[Rows from a dataset of charts and code]

--- Begin ---

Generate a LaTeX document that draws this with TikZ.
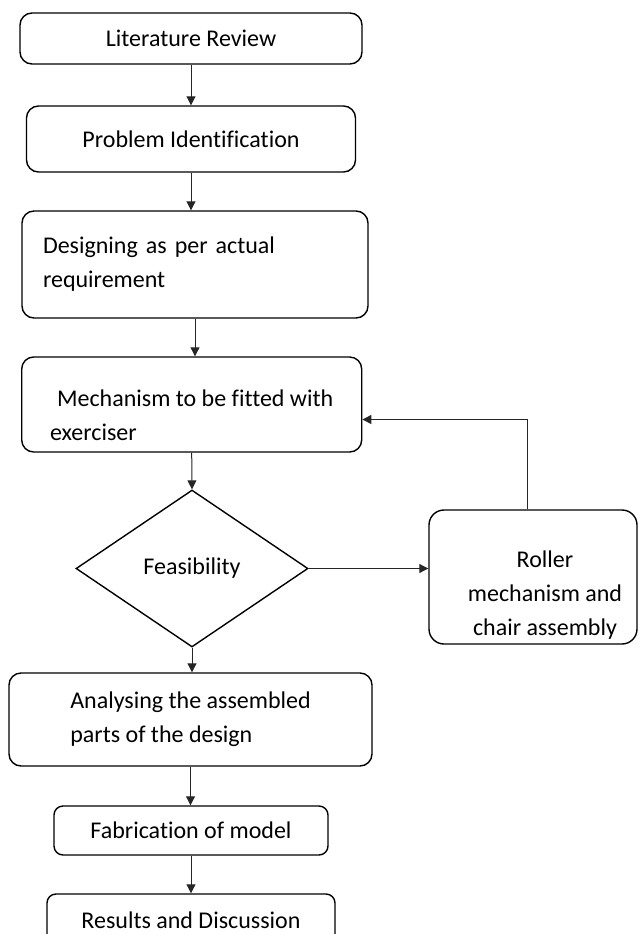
\documentclass[tikz,border=0pt]{standalone}
\usepackage{fontspec}
\setmainfont{Carlito}[Ligatures=NoCommon]
\usetikzlibrary{shapes.geometric,arrows.meta}
\begin{document}
\begin{tikzpicture}[x=1pt,y=-1pt,
        every node/.style={font=\fontsize{24}{34}\selectfont},
        box/.style={draw,line width=1.4pt,rounded corners=12pt,inner sep=0pt},
        dec/.style={draw,diamond,line width=1.4pt,inner sep=0pt},
        arr/.style={draw=black!85,line width=1pt,-{Triangle[length=9pt,width=9pt]}}]
        \useasboundingbox (0,0) rectangle (638,934);
        \clip (0,0) rectangle (638,934);
        \node[box,minimum width=342pt,minimum height=51pt] (lr) at (191,38.5) {Literature Review};
        \node[box,minimum width=329pt,minimum height=66pt] (pi) at (191,139) {Problem Identification};
        \node[box,minimum width=346pt,minimum height=107pt,text width=304pt,align=left] (dr) at (195,264.5)
            {Designing as per actual\\requirement};
        \node[box,minimum width=340pt,minimum height=95pt,align=left,text height=76pt,text depth=5pt] (me) at (191.7,404.5)
            {\hspace*{7pt}Mechanism to be fitted with\\exerciser};
        \node[dec,minimum width=232pt,minimum height=157pt] (fe) at (192,568.5) {Feasibility};
        \node[box,rounded corners=15pt,minimum width=208pt,minimum height=134pt,align=center,text height=122pt,text depth=5pt] (rm) at (533,577)
            {\hspace*{24pt}Roller\\\hspace*{24pt}mechanism and\\\hspace*{24pt}chair assembly};
        \node[box,minimum width=363pt,minimum height=93pt,align=left] (an) at (190.5,719.5)
            {Analysing the assembled\\parts of the design};
        \node[box,rounded corners=9pt,minimum width=274pt,minimum height=49pt] (fm) at (191,830.5) {Fabrication of model};
        \node[box,rounded corners=9pt,minimum width=288pt,minimum height=52pt] (rd) at (191,920) {Results and Discussion};

        \draw[arr] (lr.south) -- (lr.south |- pi.north);
        \draw[arr] (pi.south) -- (pi.south |- dr.north);
        \draw[arr] (dr.south) -- (dr.south |- me.north);
        \draw[arr] (me.south) -- (fe.north);
        \draw[arr] (fe.east) -- (fe.east -| rm.west);
        \draw[arr] ([xshift=-6pt]rm.north) |- ([yshift=-15pt]me.east);
        \draw[arr] (fe.south) -- (fe.south |- an.north);
        \draw[arr] (an.south) -- (an.south |- fm.north);
        \draw[arr] (fm.south) -- (fm.south |- rd.north);
\end{tikzpicture}
\end{document}
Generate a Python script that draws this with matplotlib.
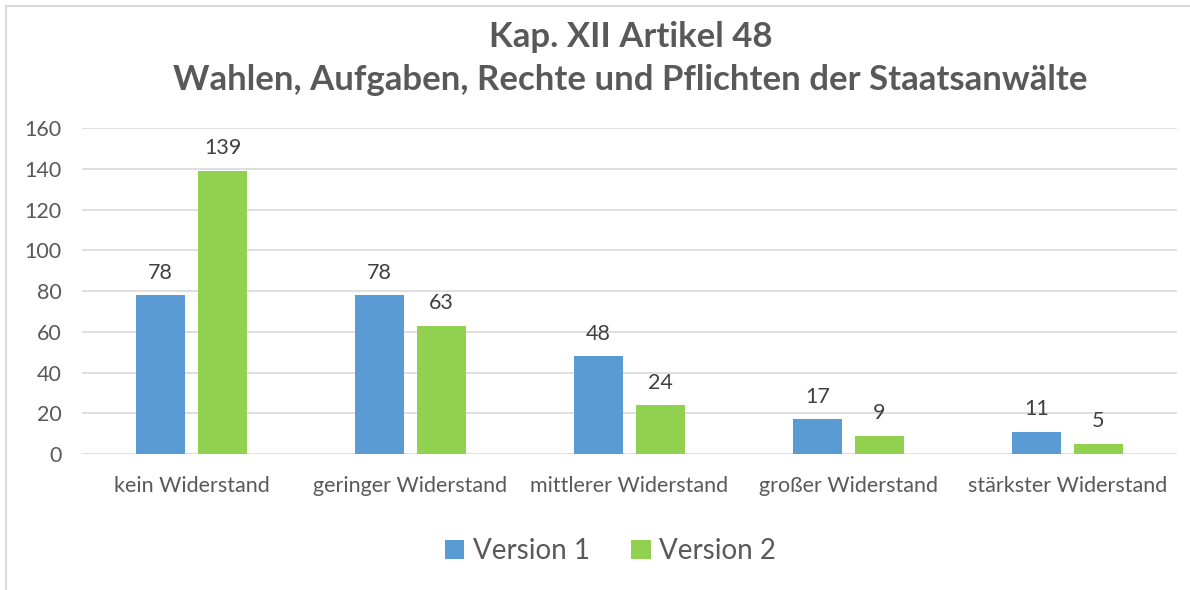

--- End ---

§ **TASK REQUIREMENTS**
Return the whole listing, word for word, and leave out every picture.

§ **SOLVED PROBLEM**
Generate a LaTeX document that draws this with TikZ.
\documentclass[tikz,border=0pt]{standalone}
\usepackage{fontspec}
\setmainfont{Carlito}[Ligatures=NoCommon]
\usetikzlibrary{shapes.geometric,arrows.meta}
\begin{document}
\begin{tikzpicture}[x=1pt,y=-1pt,
        every node/.style={font=\fontsize{24}{34}\selectfont},
        box/.style={draw,line width=1.4pt,rounded corners=12pt,inner sep=0pt},
        dec/.style={draw,diamond,line width=1.4pt,inner sep=0pt},
        arr/.style={draw=black!85,line width=1pt,-{Triangle[length=9pt,width=9pt]}}]
        \useasboundingbox (0,0) rectangle (638,934);
        \clip (0,0) rectangle (638,934);
        \node[box,minimum width=342pt,minimum height=51pt] (lr) at (191,38.5) {Literature Review};
        \node[box,minimum width=329pt,minimum height=66pt] (pi) at (191,139) {Problem Identification};
        \node[box,minimum width=346pt,minimum height=107pt,text width=304pt,align=left] (dr) at (195,264.5)
            {Designing as per actual\\requirement};
        \node[box,minimum width=340pt,minimum height=95pt,align=left,text height=76pt,text depth=5pt] (me) at (191.7,404.5)
            {\hspace*{7pt}Mechanism to be fitted with\\exerciser};
        \node[dec,minimum width=232pt,minimum height=157pt] (fe) at (192,568.5) {Feasibility};
        \node[box,rounded corners=15pt,minimum width=208pt,minimum height=134pt,align=center,text height=122pt,text depth=5pt] (rm) at (533,577)
            {\hspace*{24pt}Roller\\\hspace*{24pt}mechanism and\\\hspace*{24pt}chair assembly};
        \node[box,minimum width=363pt,minimum height=93pt,align=left] (an) at (190.5,719.5)
            {Analysing the assembled\\parts of the design};
        \node[box,rounded corners=9pt,minimum width=274pt,minimum height=49pt] (fm) at (191,830.5) {Fabrication of model};
        \node[box,rounded corners=9pt,minimum width=288pt,minimum height=52pt] (rd) at (191,920) {Results and Discussion};

        \draw[arr] (lr.south) -- (lr.south |- pi.north);
        \draw[arr] (pi.south) -- (pi.south |- dr.north);
        \draw[arr] (dr.south) -- (dr.south |- me.north);
        \draw[arr] (me.south) -- (fe.north);
        \draw[arr] (fe.east) -- (fe.east -| rm.west);
        \draw[arr] ([xshift=-6pt]rm.north) |- ([yshift=-15pt]me.east);
        \draw[arr] (fe.south) -- (fe.south |- an.north);
        \draw[arr] (an.south) -- (an.south |- fm.north);
        \draw[arr] (fm.south) -- (fm.south |- rd.north);
\end{tikzpicture}
\end{document}
Generate a Python script that draws this with matplotlib.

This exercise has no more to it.